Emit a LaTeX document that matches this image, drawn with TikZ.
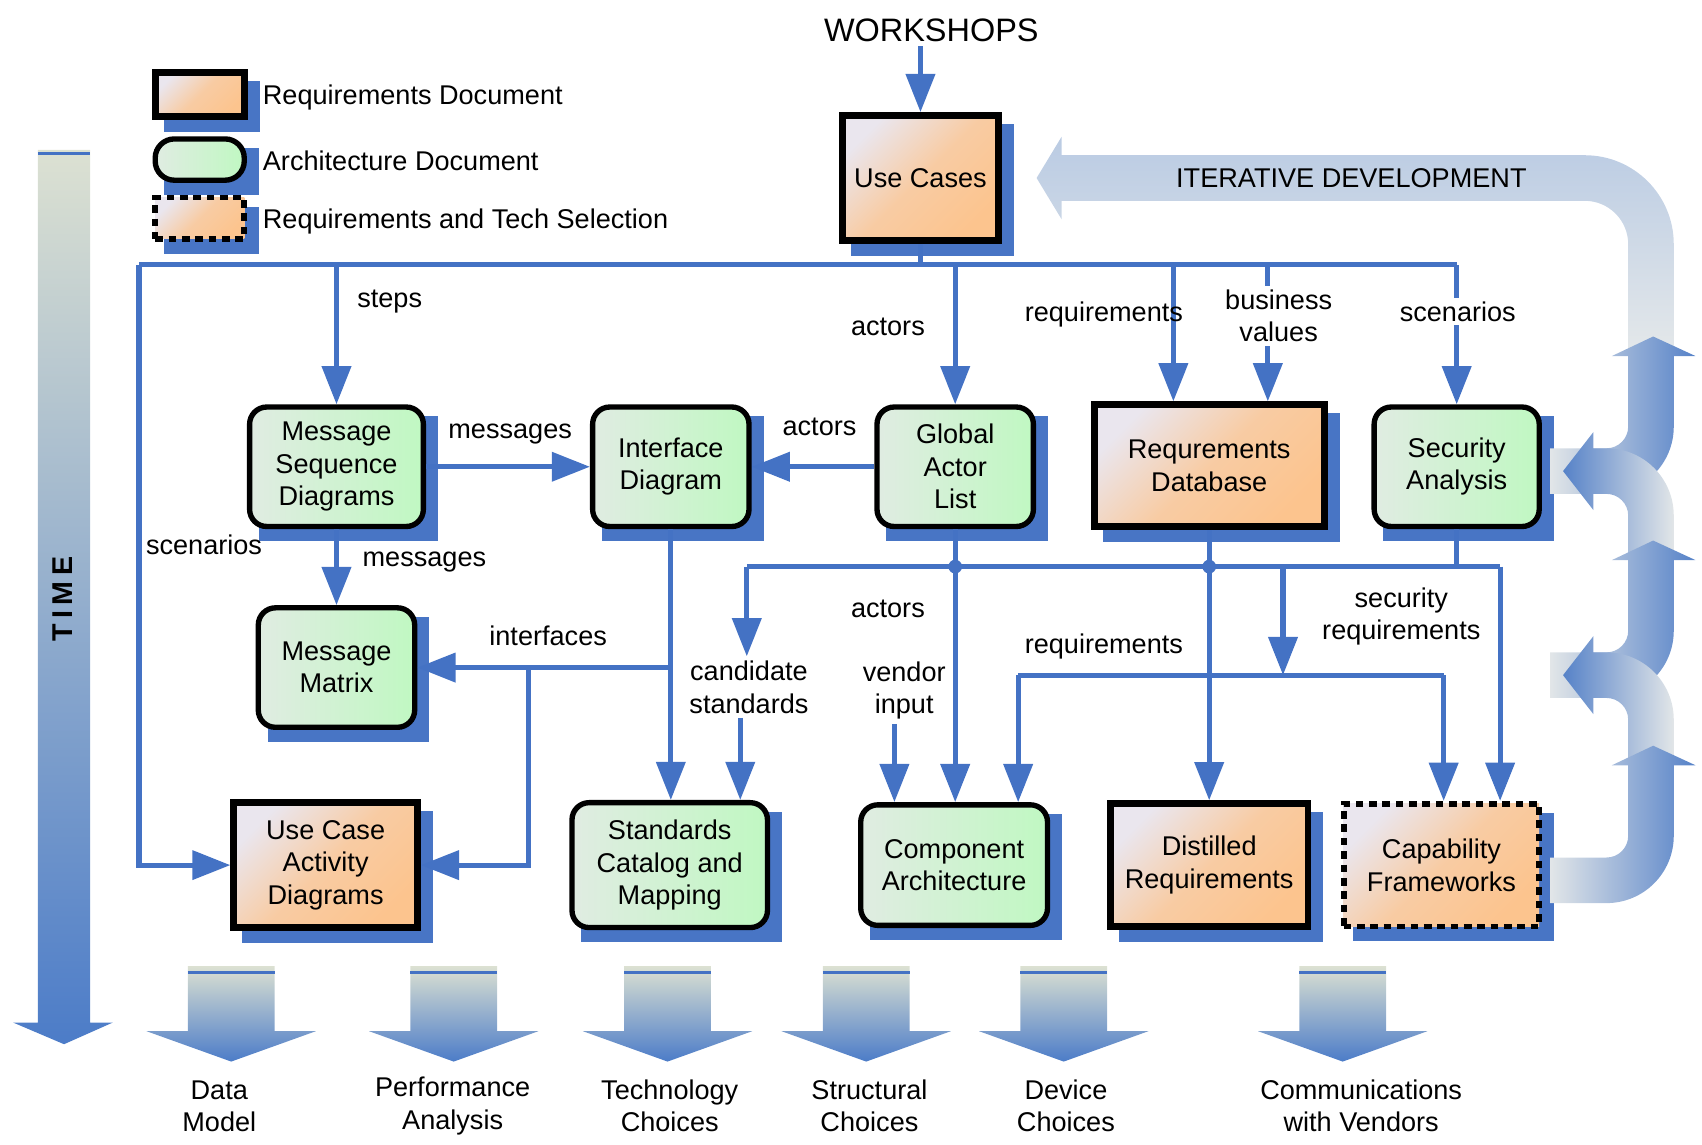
\documentclass[tikz,border=0pt]{standalone}
\usepackage{fontspec}
\setmainfont{Liberation Sans}
\usetikzlibrary{arrows.meta,calc,backgrounds}
\definecolor{lineblue}{RGB}{68,114,196}
\definecolor{shadeblue}{RGB}{72,117,197}
\definecolor{orgL}{RGB}{234,230,238}
\definecolor{orgR}{RGB}{252,196,142}
\definecolor{grnL}{RGB}{224,236,226}
\definecolor{grnR}{RGB}{192,248,194}
\definecolor{fatT}{RGB}{220,225,210}
\definecolor{fatB}{RGB}{76,124,200}
\definecolor{loopL}{RGB}{226,230,232}
\definecolor{loopB}{RGB}{86,130,200}
\definecolor{iterB}{RGB}{186,203,227}
\definecolor{iterL}{RGB}{228,232,234}

\begin{document}
\begin{tikzpicture}[x=0.01cm,y=-0.01cm,
  txt/.style={font=\fontsize{7.1}{8.5}\selectfont,align=center,inner sep=1pt},
  reqdoc/.style={txt,draw,line width=1.8pt,top color=orgL,bottom color=orgR,middle color=orgR!78!orgL,shading angle=45},
  archdoc/.style={txt,draw,line width=1.4pt,rounded corners=4.5pt,left color=grnL,right color=grnR},
  techsel/.style={reqdoc,line width=1.5pt,dash pattern=on 2pt off 1.5pt},
  lbl/.style={txt},
  conn/.style={draw=lineblue,line width=1.35pt},
  flow/.style={conn,-{Triangle[length=10pt,width=7.5pt]}}]
\useasboundingbox (0,0) rectangle (1568,1054);

\shade[top color=fatT,bottom color=fatB] (35,138) -- (83,138) -- (83,942) -- (104,942) -- (59,962) -- (12,942) -- (35,942) -- cycle;
\draw[lineblue,line width=0.8pt] (35,141) -- (83,141);
\node[txt,rotate=90,font=\fontsize{7.5}{9}\selectfont\bfseries\addfontfeature{LetterSpace=20}] (time) at (58,552) {TIME};

\foreach \x/\lx/\t [count=\i] in {213/202/{Data\\Model},418/417/{Performance\\Analysis},615/617/{Technology\\Choices},798/801/{Structural\\Choices},980/982/{Device\\Choices},1237/1254/{Communications\\with Vendors}}{
  \shade[top color=fatT,bottom color=fatB] (\x-40,890) -- (\x+40,890) -- (\x+40,950) -- (\x+78,950) -- (\x,978) -- (\x-78,950) -- (\x-40,950) -- cycle;
  \draw[lineblue,line width=0.8pt] (\x-40,896) -- (\x+40,896);
  \node[lbl] (out\i) at (\lx,1019) {\t};
}

\shade[top color=iterB,bottom color=iterL] (1500,326) -- (1500,225) arc(0:-90:40) -- (978,185) -- (978,202) -- (955,164) -- (978,126) -- (978,143) -- (1460,143) arc(-90:0:82) -- (1542,326) -- cycle;
\foreach \yb in {434,622}{
  \shade[left color=loopL,right color=loopB] (1428,\yb-21) -- (1480,\yb-21) arc(90:0:20) -- (1500,\yb-106) -- (1485,\yb-106) -- (1523,\yb-124) -- (1562,\yb-106) -- (1542,\yb-106) -- (1542,\yb-41) arc(0:90:62) -- (1428,\yb+21) -- cycle;
  \shade[left color=loopB,right color=loopL] (1500,\yb+78) -- (1500,\yb+41) arc(0:-90:20) -- (1468,\yb+21) -- (1468,\yb+36) -- (1440,\yb) -- (1468,\yb-36) -- (1468,\yb-21) -- (1480,\yb-21) arc(-90:0:62) -- (1542,\yb+78) -- cycle;
}
\shade[left color=loopL,right color=loopB] (1428,790) -- (1480,790) arc(90:0:20) -- (1500,705) -- (1485,705) -- (1523,687) -- (1562,705) -- (1542,705) -- (1542,770) arc(0:90:62) -- (1428,832) -- cycle;
\node[txt] (iter) at (1245,164) {ITERATIVE DEVELOPMENT};

\node[reqdoc,minimum width=0.82cm,minimum height=0.4cm] (leg1) at (184,87) {};
\node[archdoc,rounded corners=5pt,minimum width=0.82cm,minimum height=0.38cm] (leg2) at (184,147) {};
\node[techsel,minimum width=0.82cm,minimum height=0.38cm] (leg3) at (184,201) {};
\node[txt,anchor=west] (leg1t) at (238,90) {Requirements Document};
\node[txt,anchor=west] (leg2t) at (238,148) {Architecture Document};
\node[txt,anchor=west] (leg3t) at (238,204) {Requirements and Tech Selection};

\node[txt,font=\fontsize{8.5}{10}\selectfont] (ws) at (858,28) {WORKSHOPS};
\node[reqdoc,minimum width=1.44cm,minimum height=1.15cm] (uc) at (848,164) {Use Cases};
\node[archdoc,minimum width=1.6cm,minimum height=1.1cm] (msd) at (310,430) {Message\\Sequence\\Diagrams};
\node[archdoc,minimum width=1.44cm,minimum height=1.1cm] (intf) at (618,430) {Interface\\Diagram};
\node[archdoc,minimum width=1.44cm,minimum height=1.1cm] (gal) at (880,430) {Global\\Actor\\List};
\node[reqdoc,minimum width=2.12cm,minimum height=1.12cm] (rdb) at (1114,429) {Requrements\\Database};
\node[archdoc,minimum width=1.52cm,minimum height=1.1cm] (sec) at (1342,430) {Security\\Analysis};
\node[archdoc,minimum width=1.44cm,minimum height=1.1cm] (mmx) at (310,615) {Message\\Matrix};
\node[reqdoc,minimum width=1.69cm,minimum height=1.15cm] (ucad) at (300,797) {Use Case\\Activity\\Diagrams};
\node[archdoc,minimum width=1.8cm,minimum height=1.15cm] (std) at (617,797) {Standards\\Catalog and\\Mapping};
\node[archdoc,minimum width=1.72cm,minimum height=1.11cm] (comp) at (879,797) {Component\\Architecture};
\node[reqdoc,minimum width=1.82cm,minimum height=1.13cm] (dist) at (1114,797) {Distilled\\Requirements};
\node[techsel,minimum width=1.8cm,minimum height=1.13cm] (capf) at (1328,797) {Capability\\Frameworks};

\begin{scope}[on background layer]
\foreach \b in {leg1,leg2,leg3,uc,msd,intf,gal,rdb,sec,mmx,ucad,std,comp,dist,capf}
  \fill[shadeblue] ($(\b.south west)+(11,11)$) rectangle ($(\b.north east)+(11,11)$);
\end{scope}

\node[lbl] (cand) at (690,633) {candidate\\standards};
\node[lbl] (vend) at (833,636) {vendor\\input};

\coordinate (tbL) at (128,244);
\coordinate (tbR) at (1342,244);
\coordinate (rq) at ($(rdb.north)+(-33,0)$);
\coordinate (bv) at ($(rdb.north)+(54,0)$);
\draw[flow] (ws.south -| uc.north) -- (uc.north);
\draw[conn] (uc.south) -- (uc.south |- tbL);
\draw[conn] (tbL) -- (tbR);
\draw[flow] (tbL) |- (ucad.west);
\draw[flow] (msd.north |- tbL) -- (msd.north);
\draw[flow] (gal.north |- tbL) -- (gal.north);
\draw[flow] (rq |- tbL) -- (rq);
\draw[flow] (bv |- tbL) -- (bv);
\draw[flow] (tbR) -- (sec.north);
\draw[flow] (msd.east) -- (intf.west);
\draw[flow] (gal.west) -- (intf.east);
\draw[flow] (msd.south) -- (mmx.north);
\draw[flow] (intf.south) -- (intf.south |- std.north);
\coordinate (ij) at (intf.south |- mmx.east);
\coordinate (ik) at (487,615);
\draw[flow] (ij) -- (mmx.east);
\draw[flow] (ik) |- (ucad.east);
\draw[flow] (gal.south) -- (gal.south |- comp.north);
\draw[flow] (rdb.south) -- (dist.north);

\coordinate (mbL) at (688,522);
\coordinate (mbR) at (1382,522);
\draw[conn] (mbL) -- (mbR);
\draw[conn] (sec.south) -- (sec.south |- mbR);
\fill[lineblue] (gal.south |- mbL) circle (1.8pt);
\fill[lineblue] (rdb.south |- mbL) circle (1.8pt);
\draw[flow] (mbL) -- (mbL |- cand.north);
\draw[flow] (mbR) -- (mbR |- capf.north);
\coordinate (cs) at ($(std.north)+(65,0)$);
\draw[flow] (cand.south -| cs) -- (cs);
\coordinate (vi) at ($(comp.north)+(-55,0)$);
\draw[flow] (vend.south -| vi) -- (vi);
\coordinate (sj) at (1182,522);
\coordinate (srL) at (938,622);
\coordinate (srR) at (1330,622);
\draw[flow] (sj) -- (sj |- srL);
\draw[conn] (srL) -- (srR);
\draw[flow] (srL) -- (srL |- comp.north);
\draw[flow] (srR) -- (srR |- capf.north);

\node[lbl] (lsteps) at (359,278) {steps};
\node[lbl] (lact1) at (818,301) {actors};
\node[lbl] (lreq1) at (1017,290) {requirements};
\node[lbl,fill=white] (lbus) at (1178,291) {business\\values};
\node[lbl,fill=white] (lscen1) at (1343,287) {scenarios};
\node[lbl] (lmsg1) at (470,400) {messages};
\node[lbl] (lact2) at (755,393) {actors};
\node[lbl] (lscen2) at (188,502) {scenarios};
\node[lbl] (lmsg2) at (391,518) {messages};
\node[lbl] (lintf) at (505,586) {interfaces};
\node[lbl] (lact3) at (818,561) {actors};
\node[lbl] (lreq2) at (1017,596) {requirements};
\node[lbl] (lsec) at (1291,568) {security\\requirements};
\end{tikzpicture}
\end{document}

————————

**Work to be completed**:
Give again, word for word, every line from the top of the data through the line with "(time) at (58,552)", both ends included, and exclude the pictures.

**Finished exercise**:
Emit a LaTeX document that matches this image, drawn with TikZ.
\documentclass[tikz,border=0pt]{standalone}
\usepackage{fontspec}
\setmainfont{Liberation Sans}
\usetikzlibrary{arrows.meta,calc,backgrounds}
\definecolor{lineblue}{RGB}{68,114,196}
\definecolor{shadeblue}{RGB}{72,117,197}
\definecolor{orgL}{RGB}{234,230,238}
\definecolor{orgR}{RGB}{252,196,142}
\definecolor{grnL}{RGB}{224,236,226}
\definecolor{grnR}{RGB}{192,248,194}
\definecolor{fatT}{RGB}{220,225,210}
\definecolor{fatB}{RGB}{76,124,200}
\definecolor{loopL}{RGB}{226,230,232}
\definecolor{loopB}{RGB}{86,130,200}
\definecolor{iterB}{RGB}{186,203,227}
\definecolor{iterL}{RGB}{228,232,234}

\begin{document}
\begin{tikzpicture}[x=0.01cm,y=-0.01cm,
  txt/.style={font=\fontsize{7.1}{8.5}\selectfont,align=center,inner sep=1pt},
  reqdoc/.style={txt,draw,line width=1.8pt,top color=orgL,bottom color=orgR,middle color=orgR!78!orgL,shading angle=45},
  archdoc/.style={txt,draw,line width=1.4pt,rounded corners=4.5pt,left color=grnL,right color=grnR},
  techsel/.style={reqdoc,line width=1.5pt,dash pattern=on 2pt off 1.5pt},
  lbl/.style={txt},
  conn/.style={draw=lineblue,line width=1.35pt},
  flow/.style={conn,-{Triangle[length=10pt,width=7.5pt]}}]
\useasboundingbox (0,0) rectangle (1568,1054);

\shade[top color=fatT,bottom color=fatB] (35,138) -- (83,138) -- (83,942) -- (104,942) -- (59,962) -- (12,942) -- (35,942) -- cycle;
\draw[lineblue,line width=0.8pt] (35,141) -- (83,141);
\node[txt,rotate=90,font=\fontsize{7.5}{9}\selectfont\bfseries\addfontfeature{LetterSpace=20}] (time) at (58,552) {TIME};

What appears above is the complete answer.